What Is a Standard Drink of Beer? 12 oz at 5% ABV

A standard drink of beer in the United States is 12 fluid ounces at 5% alcohol by volume (ABV). That serving contains about 14 grams, or 0.6 fluid ounces, of pure alcohol. This is the benchmark the government uses for drinking guidelines, and it’s the number that matters when you’re trying to track how much you’re actually consuming.

Why 12 Ounces at 5% ABV

The definition comes from the National Institute on Alcohol Abuse and Alcoholism. The key isn’t the volume of liquid in your glass. It’s the amount of pure alcohol: 14 grams. A 12-ounce beer at 5% ABV happens to deliver exactly that amount. The same 14 grams show up in 5 ounces of wine at 12% ABV or 1.5 ounces of distilled spirits at 40% ABV. Different drinks, same alcohol content per standard serving.

The 5% figure represents the average ABV for beer. Most mainstream domestic lagers fall right around this number. But beer ranges widely, from about 4% to 7% for common styles, and well beyond that for craft and specialty brews.

When Your Beer Isn’t a Standard Drink

This is where the standard drink concept gets tricky in real life. A 12-ounce light beer at 4.2% ABV contains less alcohol than one standard drink. A 12-ounce IPA at 7% contains significantly more. And the glass or can you’re drinking from may not be 12 ounces to begin with.
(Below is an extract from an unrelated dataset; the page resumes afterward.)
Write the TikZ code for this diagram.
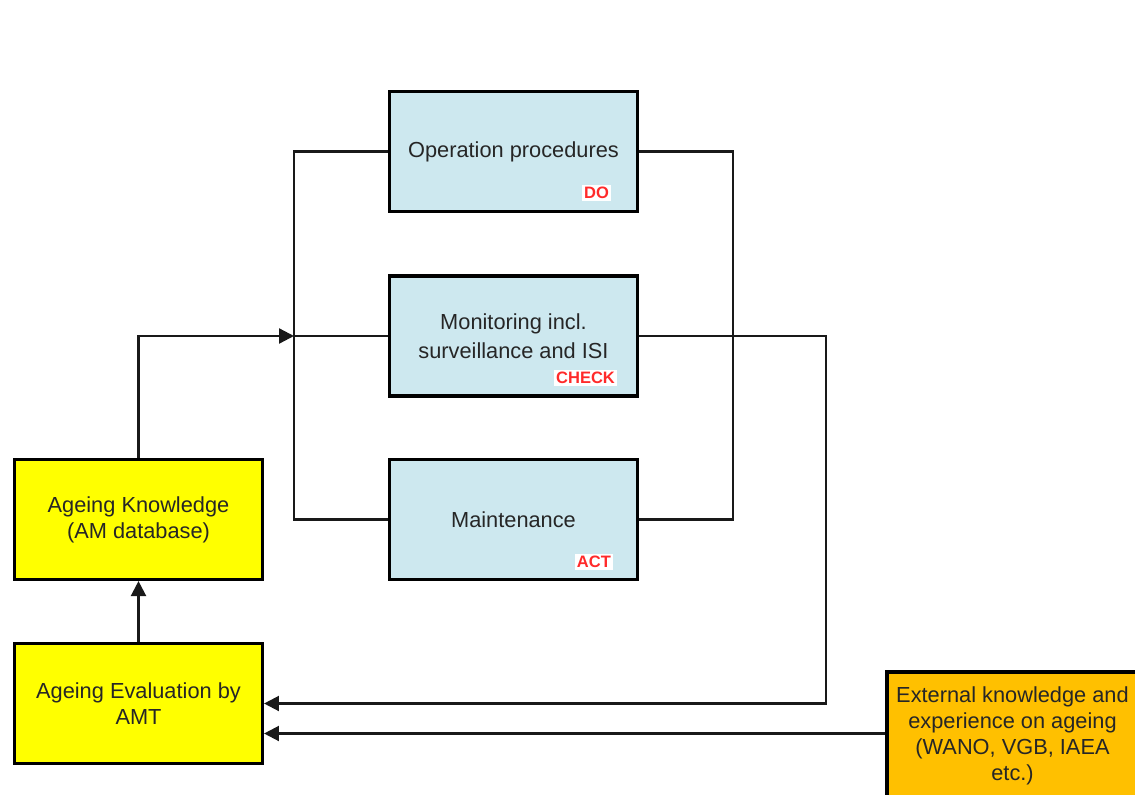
\documentclass[tikz,border=0pt]{standalone}
\usepackage{fontspec}
\setmainfont{Liberation Sans}
\usetikzlibrary{arrows.meta}
\definecolor{boxblue}{HTML}{CDE8EF}
\definecolor{boxyellow}{HTML}{FFFF00}
\definecolor{boxorange}{HTML}{FFC000}
\definecolor{tagred}{HTML}{FF2A2A}
\tikzset{
  box/.style={draw=black, line width=1.8pt, minimum width=4.96cm, minimum height=2.40cm,
    inner sep=0pt, align=center, text=black!85, font=\fontsize{12.4}{14.8}\selectfont},
  procbox/.style={box, fill=boxblue},
  knowbox/.style={box, fill=boxyellow},
  extbox/.style={box, fill=boxorange, minimum width=5.02cm, minimum height=2.56cm},
  tag/.style={text=tagred, fill=white, inner sep=1pt, font=\fontsize{9.4}{11}\selectfont\bfseries},
  link/.style={draw=black!90, line width=1.3pt},
  arr/.style={link, -{Triangle[length=8.5pt, width=8.5pt]}}
}
\begin{document}
\begin{tikzpicture}[x=0.02cm, y=-0.02cm]
  \useasboundingbox[fill=white] (0,0) rectangle (1135,794);

  % process boxes
  \node[procbox] (op)  at (513.5,151.5) {Operation procedures};
  \node[procbox] (mon) at (513.5,336) {Monitoring incl.\\[2pt]surveillance and ISI};
  \node[procbox] (mai) at (513.5,519.5) {Maintenance};

  % knowledge boxes
  \node[knowbox] (know) at (138.5,519.5) {Ageing Knowledge\\(AM database)};
  \node[knowbox] (eval) at (138.5,703.5) {Ageing Evaluation by\\AMT};

  % external input, running off the right and bottom edges
  \node[extbox] (ext) at (1012.5,736) {External knowledge and\\experience on ageing\\(WANO, VGB, IAEA\\etc.)};

  % PDCA tags
  \node[tag, anchor=east] (tdo) at (611,193) {DO};
  \node[tag, anchor=east] (tcheck) at (617,378) {CHECK};
  \node[tag, anchor=east] (tact) at (613,562) {ACT};

  % bus lines
  \coordinate (busL) at (294,336);
  \coordinate (busR) at (733,336);
  \coordinate (turn) at (826,703.5);

  \draw[link] (op.west) -| (busL) |- (mai.west);
  \draw[link] (busL) -- (mon.west);
  \draw[link] (op.east) -| (busR) |- (mai.east);

  % feedback loops
  \draw[arr] (know.north) |- (busL);
  \draw[arr] (eval.north) -- (know.south);
  \draw[arr] (mon.east) -| (turn) -- (eval.east);
  \draw[arr] ([yshift=0.05cm]ext.west) -- ([yshift=0.05cm]ext.west -| eval.east);
\end{tikzpicture}
\end{document}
A pint glass at a bar holds 16 ounces. If it’s filled with a 5% lager, that single pint is already 1.3 standard drinks. Fill it with a 7% IPA and you’re looking at roughly 1.9 standard drinks in one glass. A tall 22-ounce bottle of a craft beer at 8% ABV works out to nearly 3 standard drinks, even though it looks like a single serving.

How to Calculate It Yourself

You can figure out how many standard drinks are in any beer with simple math. Multiply the number of ounces by the ABV expressed as a decimal, then divide by 0.6 (since one standard drink contains 0.6 ounces of pure alcohol).

For a 16-ounce pint at 6% ABV: 16 × 0.06 = 0.96 ounces of pure alcohol. Divide by 0.6 and you get 1.6 standard drinks. For a 12-ounce can at 5%: 12 × 0.05 = 0.6 ounces of pure alcohol, which is exactly one standard drink.

This math is worth doing if you regularly drink craft beers or larger pours. The difference between what feels like “two beers” and the actual number of standard drinks can be substantial. Two pints of a 7.5% double IPA contain the equivalent of about four standard drinks.

Why the Number Matters

Health guidelines are built on standard drinks, so misunderstanding the definition can throw off your sense of how much you’re consuming. The CDC defines moderate drinking as two drinks or less per day for men and one drink or less per day for women. Binge drinking is defined as five or more drinks for men, or four or more drinks for women, during a single occasion.

If you think of “a drink” as whatever container is in your hand, those thresholds are easy to cross without realizing it. Three pints of a 6.5% beer at a restaurant is closer to five standard drinks than three. That crosses the binge drinking threshold for both men and women, even though it might feel like a normal night out.

Standard Drinks Vary by Country

If you’re reading health information from other countries, be aware that the definition changes. In the United Kingdom, alcohol is measured in “units” rather than standard drinks, and one unit contains 8 grams of pure alcohol, compared to 14 grams in the U.S. standard drink. Australia defines a standard drink as 10 grams. This means that one U.S. standard drink is equivalent to about 1.75 UK units or 1.4 Australian standard drinks.

These differences can create confusion when comparing international drinking guidelines. A recommendation of “14 units per week” in the UK is not the same as 14 standard drinks per week in the United States. It’s actually closer to 8 U.S. standard drinks.

Common Beer Sizes at a Glance

  • 12-oz can or bottle at 4.2% ABV (light beer): about 0.8 standard drinks
  • 12-oz can or bottle at 5% ABV (regular lager): 1 standard drink
  • 16-oz pint at 5% ABV: about 1.3 standard drinks
  • 16-oz pint at 7% ABV (IPA): about 1.9 standard drinks
  • 22-oz bottle at 8% ABV (craft/imperial): about 2.9 standard drinks
  • 24-oz tallboy at 5% ABV: 2 standard drinks

The size printed on the can and the ABV on the label give you everything you need to know exactly what you’re drinking. Checking both takes a few seconds and makes the standard drink concept practical rather than abstract.